• [What is expected]: Exactly reproduce the lines that follow.

=== Data ===

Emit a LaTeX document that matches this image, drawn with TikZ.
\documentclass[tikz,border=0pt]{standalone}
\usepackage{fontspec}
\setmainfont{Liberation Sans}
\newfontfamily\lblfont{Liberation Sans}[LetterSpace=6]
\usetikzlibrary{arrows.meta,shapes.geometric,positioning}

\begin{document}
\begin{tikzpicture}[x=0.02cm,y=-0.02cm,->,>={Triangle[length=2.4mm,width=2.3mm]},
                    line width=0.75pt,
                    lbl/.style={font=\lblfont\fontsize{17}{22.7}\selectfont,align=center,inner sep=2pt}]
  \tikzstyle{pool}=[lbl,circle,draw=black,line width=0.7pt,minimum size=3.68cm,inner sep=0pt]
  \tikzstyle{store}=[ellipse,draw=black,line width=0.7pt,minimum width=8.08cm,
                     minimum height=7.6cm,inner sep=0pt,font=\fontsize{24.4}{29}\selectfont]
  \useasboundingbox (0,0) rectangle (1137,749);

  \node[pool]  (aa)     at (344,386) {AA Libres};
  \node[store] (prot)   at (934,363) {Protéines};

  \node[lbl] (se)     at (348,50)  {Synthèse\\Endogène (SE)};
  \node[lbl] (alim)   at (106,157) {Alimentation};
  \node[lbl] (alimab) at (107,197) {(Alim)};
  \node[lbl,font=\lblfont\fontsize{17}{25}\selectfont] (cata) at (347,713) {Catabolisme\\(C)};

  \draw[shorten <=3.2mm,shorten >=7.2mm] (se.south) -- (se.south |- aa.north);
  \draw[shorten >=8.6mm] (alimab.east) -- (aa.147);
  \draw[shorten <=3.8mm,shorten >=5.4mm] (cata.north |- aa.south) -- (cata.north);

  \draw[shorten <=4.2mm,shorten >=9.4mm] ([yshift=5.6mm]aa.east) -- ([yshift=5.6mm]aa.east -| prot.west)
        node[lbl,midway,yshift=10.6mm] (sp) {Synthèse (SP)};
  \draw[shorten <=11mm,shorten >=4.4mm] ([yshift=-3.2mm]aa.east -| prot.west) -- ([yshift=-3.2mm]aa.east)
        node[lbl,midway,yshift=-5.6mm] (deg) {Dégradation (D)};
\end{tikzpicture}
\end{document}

===

• [Result of the exercise]:
Emit a LaTeX document that matches this image, drawn with TikZ.
\documentclass[tikz,border=0pt]{standalone}
\usepackage{fontspec}
\setmainfont{Liberation Sans}
\newfontfamily\lblfont{Liberation Sans}[LetterSpace=6]
\usetikzlibrary{arrows.meta,shapes.geometric,positioning}

\begin{document}
\begin{tikzpicture}[x=0.02cm,y=-0.02cm,->,>={Triangle[length=2.4mm,width=2.3mm]},
                    line width=0.75pt,
                    lbl/.style={font=\lblfont\fontsize{17}{22.7}\selectfont,align=center,inner sep=2pt}]
  \tikzstyle{pool}=[lbl,circle,draw=black,line width=0.7pt,minimum size=3.68cm,inner sep=0pt]
  \tikzstyle{store}=[ellipse,draw=black,line width=0.7pt,minimum width=8.08cm,
                     minimum height=7.6cm,inner sep=0pt,font=\fontsize{24.4}{29}\selectfont]
  \useasboundingbox (0,0) rectangle (1137,749);

  \node[pool]  (aa)     at (344,386) {AA Libres};
  \node[store] (prot)   at (934,363) {Protéines};

  \node[lbl] (se)     at (348,50)  {Synthèse\\Endogène (SE)};
  \node[lbl] (alim)   at (106,157) {Alimentation};
  \node[lbl] (alimab) at (107,197) {(Alim)};
  \node[lbl,font=\lblfont\fontsize{17}{25}\selectfont] (cata) at (347,713) {Catabolisme\\(C)};

  \draw[shorten <=3.2mm,shorten >=7.2mm] (se.south) -- (se.south |- aa.north);
  \draw[shorten >=8.6mm] (alimab.east) -- (aa.147);
  \draw[shorten <=3.8mm,shorten >=5.4mm] (cata.north |- aa.south) -- (cata.north);

  \draw[shorten <=4.2mm,shorten >=9.4mm] ([yshift=5.6mm]aa.east) -- ([yshift=5.6mm]aa.east -| prot.west)
        node[lbl,midway,yshift=10.6mm] (sp) {Synthèse (SP)};
  \draw[shorten <=11mm,shorten >=4.4mm] ([yshift=-3.2mm]aa.east -| prot.west) -- ([yshift=-3.2mm]aa.east)
        node[lbl,midway,yshift=-5.6mm] (deg) {Dégradation (D)};
\end{tikzpicture}
\end{document}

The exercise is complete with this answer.